The $p$-dimensional multivariate Ornstein-Uhlenbeck (mOU) process $Y_t = (Y_{1t}, \ldots, Y_{dt})$ satisfies the SDE $$ dY_t = (\Gamma Y_t + \Lambda)dt + \Phi^{1/2} dB_t, $$ where $B_t = (B_{1t}, \ldots, B_{pt})$ is $p$-dimensional Brownian motion. Its Euler discretization is of the form $$ Y_{n+1} = Y_n + (\Gamma Y_n + \Lambda) \Delta_n + \Phi^{1/2} \Delta B_n, $$ where $Y_n = Y(t_n)$, $\Delta_n = t_{n+1} - t_n$ and $$ \Delta B_n = B(t_{n+1}) - B(t_n) \stackrel{\textnormal{ind}}{\sim} \mathcal N(0, \Delta_n). $$ Thus, $Y_0, \ldots, Y_N$ is multivariate normal Markov chain for which the marginal distribution of any subset of timepoints and/or components can be efficiently calculated using the Kalman filter.
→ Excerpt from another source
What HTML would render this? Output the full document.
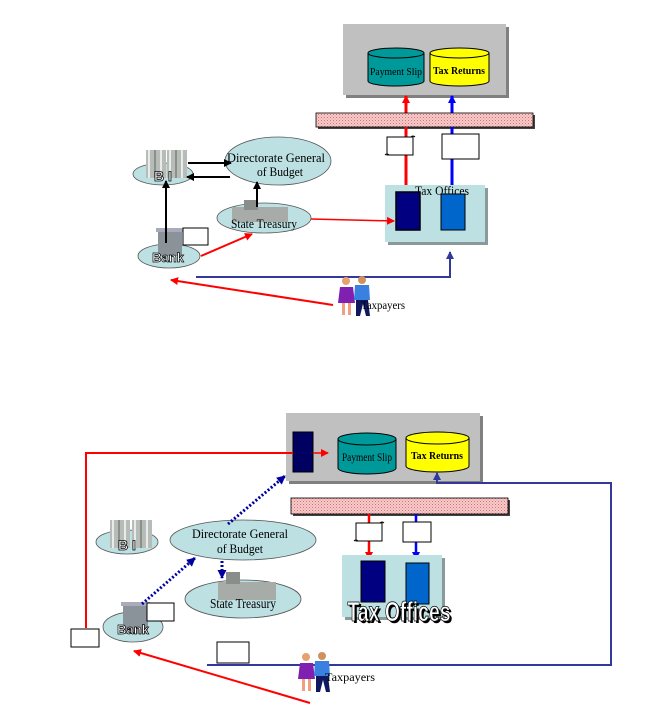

This can be used to check the MCMC output of sde.post() as in the example.

Examples

# \donttest{
# bivariate OU model
bmod <- sde.examples("biou")

# simulate some data

# true parameter values
Gamma0 <- .1 * crossprod(matrix(rnorm(4),2,2))
Lambda0 <- rnorm(2)
Phi0 <- crossprod(matrix(rnorm(4),2,2))
Psi0 <- chol(Phi0) # precompiled model uses the Cholesky scale
theta0 <- c(Gamma0, Lambda0, Psi0[c(1,3,4)])
names(theta0) <- bmod$param.names
# initial value
Y0 <- rnorm(2)
names(Y0) <- bmod$data.names

# simulation
dT <- runif(1, max = .1) # time step
nObs <- 10
bsim <- sde.sim(bmod, x0 = Y0, theta = theta0,
                dt = dT, dt.sim = dT, nobs = nObs)
#> Number of normal draws required: 10
#> Running simulation...
#> Execution time: 0 seconds.
#> Bad Draws = 0
YObs <- bsim$data

# inference via MCMC
binit <- sde.init(bmod, x = YObs, dt = dT, theta = theta0,
                  nvar.obs = 1) # second component is unobserved
# only Lambda1 is unknown
fixed.params <- rep(TRUE, bmod$nparams)
names(fixed.params) <- bmod$param.names
fixed.params["Lambda1"] <- FALSE
# prior on (Lambda1, Y_0)
hyper <- list(mu = c(0,0), Sigma = diag(2))
names(hyper$mu) <- bmod$data.names
dimnames(hyper$Sigma) <- rep(list(bmod$data.names), 2)

# posterior sampling
nsamples <- 1e5
burn <- 1e3
bpost <- sde.post(bmod, binit, hyper = hyper,
                  fixed.params = fixed.params,
                  nsamples = nsamples, burn = burn)
#> Output size:
#> params = 9e+05
#> data = 40000
#> Running posterior sampler...
#> Execution time: 0.3 seconds.
#> Bridge accept: min = 74.8%, avg = 87.6%
#> Lambda1 accept: 44.2%
#> Y20 accept: 100%
L1.mcmc <- bpost$params[,"Lambda1"]

# analytic posterior
L1.seq <- seq(min(L1.mcmc), max(L1.mcmc), len = 500)
L1.loglik <- sapply(L1.seq, function(l1) {
  lambda <- Lambda0
  lambda[1] <- l1
  mou.loglik(X = YObs, dt = dT, nvar.obs = 1,
             Gamma = Gamma0, Lambda = lambda, Phi = Phi0,
             mu0 = hyper$mu, Sigma0 = hyper$Sigma)
})
# normalize density
L1.Kalman <- exp(L1.loglik - max(L1.loglik))
L1.Kalman <- L1.Kalman/sum(L1.Kalman)/(L1.seq[2]-L1.seq[1])

# compare
hist(L1.mcmc, breaks = 100, freq = FALSE,
     main = expression(p(Lambda[1]*" | "*bold(Y)[1])),
     xlab = expression(Lambda[1]))
lines(L1.seq, L1.Kalman, col = "red")
legend("topright", legend = c("Analytic", "MCMC"),
       pch = c(NA, 22), lty = c(1, NA), col = c("red", "black"))
# }